Transcribe the whole listing without a single picture.

# RAW DATA start

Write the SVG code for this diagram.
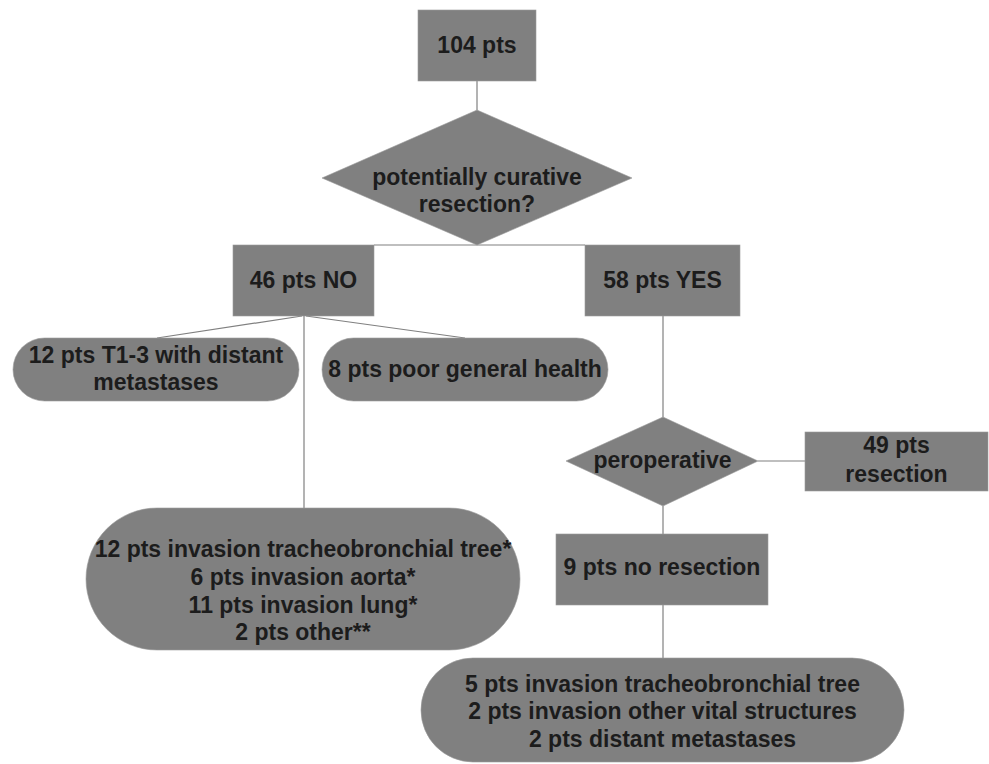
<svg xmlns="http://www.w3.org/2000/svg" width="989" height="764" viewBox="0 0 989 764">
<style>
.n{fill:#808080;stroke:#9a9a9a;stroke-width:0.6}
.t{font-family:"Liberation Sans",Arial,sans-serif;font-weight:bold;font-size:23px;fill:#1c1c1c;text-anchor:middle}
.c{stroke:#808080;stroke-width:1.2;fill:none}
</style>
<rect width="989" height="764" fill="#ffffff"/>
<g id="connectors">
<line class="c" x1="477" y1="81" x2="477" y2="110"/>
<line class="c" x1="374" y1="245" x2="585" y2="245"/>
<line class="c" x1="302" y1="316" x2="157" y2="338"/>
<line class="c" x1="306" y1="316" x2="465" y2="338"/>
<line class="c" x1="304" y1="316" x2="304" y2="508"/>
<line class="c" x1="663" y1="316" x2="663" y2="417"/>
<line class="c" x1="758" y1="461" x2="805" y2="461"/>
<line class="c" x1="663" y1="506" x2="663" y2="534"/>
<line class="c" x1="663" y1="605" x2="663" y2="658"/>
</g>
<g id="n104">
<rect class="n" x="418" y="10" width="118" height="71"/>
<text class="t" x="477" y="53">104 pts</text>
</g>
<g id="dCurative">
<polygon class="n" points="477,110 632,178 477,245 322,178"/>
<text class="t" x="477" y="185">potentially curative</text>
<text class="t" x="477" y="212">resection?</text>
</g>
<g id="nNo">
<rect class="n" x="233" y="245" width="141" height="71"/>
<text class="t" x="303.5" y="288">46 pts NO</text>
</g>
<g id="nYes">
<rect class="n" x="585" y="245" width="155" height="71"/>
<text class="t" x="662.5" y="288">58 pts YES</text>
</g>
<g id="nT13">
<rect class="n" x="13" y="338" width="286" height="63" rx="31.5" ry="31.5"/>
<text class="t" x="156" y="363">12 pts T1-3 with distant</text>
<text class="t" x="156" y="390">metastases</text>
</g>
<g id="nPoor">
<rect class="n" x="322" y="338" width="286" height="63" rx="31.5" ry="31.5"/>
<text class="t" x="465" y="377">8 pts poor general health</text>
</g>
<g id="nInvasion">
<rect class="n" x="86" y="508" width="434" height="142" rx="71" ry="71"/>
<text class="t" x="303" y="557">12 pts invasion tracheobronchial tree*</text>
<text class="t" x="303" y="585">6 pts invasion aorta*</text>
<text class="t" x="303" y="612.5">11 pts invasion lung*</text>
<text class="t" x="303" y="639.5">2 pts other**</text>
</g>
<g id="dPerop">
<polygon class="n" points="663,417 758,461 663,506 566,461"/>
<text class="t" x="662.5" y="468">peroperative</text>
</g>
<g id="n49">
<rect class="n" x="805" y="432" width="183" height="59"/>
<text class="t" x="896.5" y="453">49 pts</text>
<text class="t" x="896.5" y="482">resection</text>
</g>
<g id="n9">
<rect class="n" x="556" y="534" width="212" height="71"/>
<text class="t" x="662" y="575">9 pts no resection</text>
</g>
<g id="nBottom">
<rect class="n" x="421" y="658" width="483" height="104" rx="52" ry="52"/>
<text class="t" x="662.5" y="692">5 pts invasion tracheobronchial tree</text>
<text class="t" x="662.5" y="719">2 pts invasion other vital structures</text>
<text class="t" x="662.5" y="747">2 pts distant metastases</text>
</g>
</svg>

# RAW DATA end

### COMPLETE RESPONSE
Write the SVG code for this diagram.
<svg xmlns="http://www.w3.org/2000/svg" width="989" height="764" viewBox="0 0 989 764">
<style>
.n{fill:#808080;stroke:#9a9a9a;stroke-width:0.6}
.t{font-family:"Liberation Sans",Arial,sans-serif;font-weight:bold;font-size:23px;fill:#1c1c1c;text-anchor:middle}
.c{stroke:#808080;stroke-width:1.2;fill:none}
</style>
<rect width="989" height="764" fill="#ffffff"/>
<g id="connectors">
<line class="c" x1="477" y1="81" x2="477" y2="110"/>
<line class="c" x1="374" y1="245" x2="585" y2="245"/>
<line class="c" x1="302" y1="316" x2="157" y2="338"/>
<line class="c" x1="306" y1="316" x2="465" y2="338"/>
<line class="c" x1="304" y1="316" x2="304" y2="508"/>
<line class="c" x1="663" y1="316" x2="663" y2="417"/>
<line class="c" x1="758" y1="461" x2="805" y2="461"/>
<line class="c" x1="663" y1="506" x2="663" y2="534"/>
<line class="c" x1="663" y1="605" x2="663" y2="658"/>
</g>
<g id="n104">
<rect class="n" x="418" y="10" width="118" height="71"/>
<text class="t" x="477" y="53">104 pts</text>
</g>
<g id="dCurative">
<polygon class="n" points="477,110 632,178 477,245 322,178"/>
<text class="t" x="477" y="185">potentially curative</text>
<text class="t" x="477" y="212">resection?</text>
</g>
<g id="nNo">
<rect class="n" x="233" y="245" width="141" height="71"/>
<text class="t" x="303.5" y="288">46 pts NO</text>
</g>
<g id="nYes">
<rect class="n" x="585" y="245" width="155" height="71"/>
<text class="t" x="662.5" y="288">58 pts YES</text>
</g>
<g id="nT13">
<rect class="n" x="13" y="338" width="286" height="63" rx="31.5" ry="31.5"/>
<text class="t" x="156" y="363">12 pts T1-3 with distant</text>
<text class="t" x="156" y="390">metastases</text>
</g>
<g id="nPoor">
<rect class="n" x="322" y="338" width="286" height="63" rx="31.5" ry="31.5"/>
<text class="t" x="465" y="377">8 pts poor general health</text>
</g>
<g id="nInvasion">
<rect class="n" x="86" y="508" width="434" height="142" rx="71" ry="71"/>
<text class="t" x="303" y="557">12 pts invasion tracheobronchial tree*</text>
<text class="t" x="303" y="585">6 pts invasion aorta*</text>
<text class="t" x="303" y="612.5">11 pts invasion lung*</text>
<text class="t" x="303" y="639.5">2 pts other**</text>
</g>
<g id="dPerop">
<polygon class="n" points="663,417 758,461 663,506 566,461"/>
<text class="t" x="662.5" y="468">peroperative</text>
</g>
<g id="n49">
<rect class="n" x="805" y="432" width="183" height="59"/>
<text class="t" x="896.5" y="453">49 pts</text>
<text class="t" x="896.5" y="482">resection</text>
</g>
<g id="n9">
<rect class="n" x="556" y="534" width="212" height="71"/>
<text class="t" x="662" y="575">9 pts no resection</text>
</g>
<g id="nBottom">
<rect class="n" x="421" y="658" width="483" height="104" rx="52" ry="52"/>
<text class="t" x="662.5" y="692">5 pts invasion tracheobronchial tree</text>
<text class="t" x="662.5" y="719">2 pts invasion other vital structures</text>
<text class="t" x="662.5" y="747">2 pts distant metastases</text>
</g>
</svg>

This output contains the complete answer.